Beef carcass microbiota after slaughtering and primary cooling: A metataxonomic assessment to infer contamination drivers

• Published in: Food research international Vol. 174; no. Pt 1; p. 113466
• Main Authors: Botta, C., Franciosa, I., Coisson, J.D., Ferrocino, I., Colasanto, A., Arlorio, M., Cocolin, L., Rantsiou, K.
• Format: Journal Article
• Language: English
• Published: Canada Elsevier Ltd 01.12.2023
• Subjects: Animals; Beef carcasses; Cattle; Chemical analysis; Cold Temperature; Culture-dependent methods; Food Microbiology; Meat; Metataxonomic; Microbiota; Slaughterhouse microbiota; Culture-dependent methods; Chemical analysis; Beef carcasses; Slaughterhouse microbiota; Metataxonomic
• ISSN: 0963-9969; 1873-7145
• DOI: 10.1016/j.foodres.2023.113466

[Display omitted] •Primary cooling did not affect qualitatively the composition of the potentially active microbiota.•Slight changes of like volatile organic compounds (VOCs) were observed after cooling.•Co-occurrence and co-exclusion analyses underline competition for the colonisation of the carcass surface.•Carcass microbiota composition was mainly influenced by the animal’s origin.
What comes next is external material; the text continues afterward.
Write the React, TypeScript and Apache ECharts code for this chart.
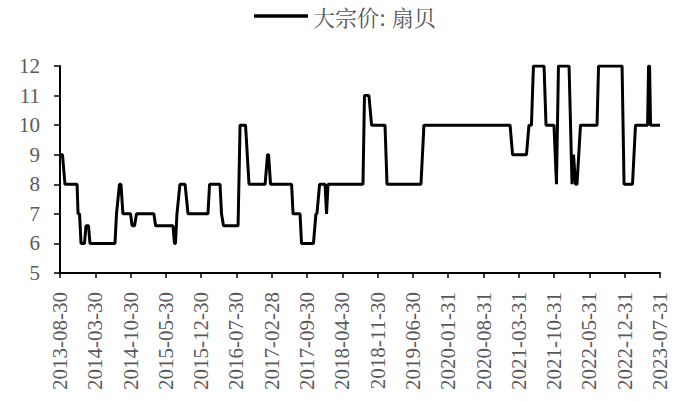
import React, { useEffect, useRef } from "react";
import * as echarts from "echarts";

const SERIES_NAME = "大宗价: 扇贝";

const TICK_LABELS = [
  "2013-08-30", "2014-03-30", "2014-10-30", "2015-05-30", "2015-12-30",
  "2016-07-30", "2017-02-28", "2017-09-30", "2018-04-30", "2018-11-30",
  "2019-06-30", "2020-01-31", "2020-08-31", "2021-03-31", "2021-10-31",
  "2022-05-31", "2022-12-31", "2023-07-31",
];

// change points of the price series (date, value)
const DATES = [
  "2013-08-30", "2013-09-14", "2013-09-29", "2013-12-11", "2013-12-17", "2013-12-26",
  "2014-01-04", "2014-01-25", "2014-02-03", "2014-02-18", "2014-02-27", "2014-07-28",
  "2014-08-06", "2014-08-24", "2014-09-02", "2014-09-14", "2014-10-30", "2014-11-08",
  "2014-11-23", "2014-12-05", "2015-03-20", "2015-03-30", "2015-07-13", "2015-07-22",
  "2015-07-28", "2015-08-06", "2015-08-24", "2015-09-24", "2015-10-12", "2016-02-09",
  "2016-02-19", "2016-04-22", "2016-05-01", "2016-05-13", "2016-08-09", "2016-08-21",
  "2016-09-23", "2016-10-14", "2017-01-19", "2017-02-03", "2017-02-09", "2017-02-21",
  "2017-06-28", "2017-07-07", "2017-08-18", "2017-08-27", "2017-11-07", "2017-11-22",
  "2017-11-28", "2017-12-14", "2018-01-16", "2018-01-25", "2018-02-03", "2018-09-02",
  "2018-09-11", "2018-10-08", "2018-10-24", "2019-01-13", "2019-01-25", "2019-08-18",
  "2019-09-05", "2021-02-06", "2021-02-21", "2021-05-16", "2021-05-31", "2021-06-15",
  "2021-06-27", "2021-08-30", "2021-09-11", "2021-10-29", "2021-11-13", "2021-11-25",
  "2022-01-28", "2022-02-15", "2022-02-24", "2022-03-08", "2022-03-17", "2022-04-07",
  "2022-07-16", "2022-07-25", "2022-12-14", "2022-12-26", "2023-02-15", "2023-03-05",
  "2023-05-17", "2023-05-23", "2023-05-29", "2023-06-04", "2023-07-31",
];

const VALUES = [
  9, 9, 8, 8, 7, 7,
  6, 6, 6.6, 6.6, 6, 6,
  7, 8, 8, 7, 7, 6.6,
  6.6, 7, 7, 6.6, 6.6, 6,
  6, 7, 8, 8, 7, 7,
  8, 8, 7, 6.6, 6.6, 10,
  10, 8, 8, 9, 9, 8,
  8, 7, 7, 6, 6, 7,
  7, 8, 8, 7, 8, 8,
  11, 11, 10, 10, 8, 8,
  10, 10, 9, 9, 10, 10,
  12, 12, 10, 10, 8, 12,
  12, 8, 9, 8, 8, 10,
  10, 12, 12, 8, 8, 10,
  10, 12, 12, 10, 10,
];

const Y_MIN = 5;
const Y_MAX = 12;

const START = Date.parse(TICK_LABELS[0]);
const END = Date.parse(TICK_LABELS[TICK_LABELS.length - 1]);
const STEP_DAYS = (END - START) / 86400000 / (TICK_LABELS.length - 1);
const toX = (d: string) => (Date.parse(d) - START) / 86400000 / STEP_DAYS;

export default function App() {
  const ref = useRef<HTMLDivElement>(null);
  useEffect(() => {
    if (!ref.current) return;
    document.body.style.margin = "0";
    const chart = echarts.init(ref.current, null, { renderer: "svg" });
    const font = "Times New Roman, Liberation Serif, serif";
    chart.setOption({
      animation: false,
      backgroundColor: "#ffffff",
      legend: {
        top: 5,
        left: 254,
        padding: 0,
        itemWidth: 54,
        itemHeight: 12,
        itemGap: 4,
        textStyle: {
          fontSize: 22,
          color: "#595959",
          fontFamily: "Noto Serif CJK SC, Noto Sans CJK SC",
        },
        data: [{ name: SERIES_NAME, icon: "path://M0,0L54,0L54,3.5L0,3.5Z", itemStyle: { color: "#000" } }],
      },
      grid: { left: 60, right: 25, top: 66, bottom: 128, containLabel: false, outerBoundsMode: "none" },
      xAxis: {
        type: "value",
        min: 0,
        max: TICK_LABELS.length - 1,
        interval: 1,
        splitLine: { show: false },
        axisLine: { lineStyle: { color: "#000", width: 2 } },
        axisTick: { show: true, length: 5, lineStyle: { color: "#000", width: 1.5 } },
        axisLabel: {
          rotate: 90,
          margin: 19,
          fontSize: 21,
          color: "#595959",
          fontFamily: font,
          formatter: (v: number) => TICK_LABELS[Math.round(v)] ?? "",
        },
      },
      yAxis: {
        type: "value",
        min: Y_MIN,
        max: Y_MAX,
        interval: 1,
        splitLine: { show: false },
        axisLine: { show: true, lineStyle: { color: "#000", width: 2 } },
        axisTick: { show: true, length: 6, lineStyle: { color: "#000", width: 1.5 } },
        axisLabel: { margin: 20, fontSize: 21, color: "#595959", fontFamily: font },
      },
      series: [
        {
          name: SERIES_NAME,
          type: "line",
          showSymbol: false,
          symbol: "none",
          lineStyle: { color: "#000", width: 3 },
          itemStyle: { color: "#000" },
          data: DATES.map((d, i) => [toX(d), VALUES[i]]),
        },
      ],
    });
    return () => chart.dispose();
  }, []);
  return <div ref={ref} style={{ width: 685, height: 401 }} />;
}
The impact of primary cooling on beef microbiota was investigated on six beef carcasses consecutively processed with the parallel use of metataxonomic and culture-dependent analysis. Samples were collected immediately after slaughtering (AS) and after the 24th-hour post-cooling (PC) from three different surfaces, namely neck, flank and thigh. The main objective was to examine whether the microbiota composition of beef carcasses changes as function of the surface sampled, primary cooling (from AS to PC) and animal’s origin (breeder). The outcomes underline that primary cooling did not affect qualitatively the composition of the potentially active microbiota or the carcass superficial counts. Although slight changes in chemical-physical parameters like volatile organic compounds (VOCs) were observed after cooling, the carcasses microbiota and its inferred metabolic pathways varied among animals as a function of their origin. Co-occurrence and co-exclusion analyses underlined competition for the colonisation of the carcass surface between Brochothrix-Psychrobacter and Carnobacterium-Serratia-Pseudomonas. Once integrated in a comprehensive monitoring of the supply chain, the metataxonomic characterisation of the beef carcasses microbiota might represent a valid integrative approach to define the cuts’ perishability and their appropriateness to specific packaging and storage methods. These new bits of knowledge could be the base to define good strategies for the prevention of meat spoilage.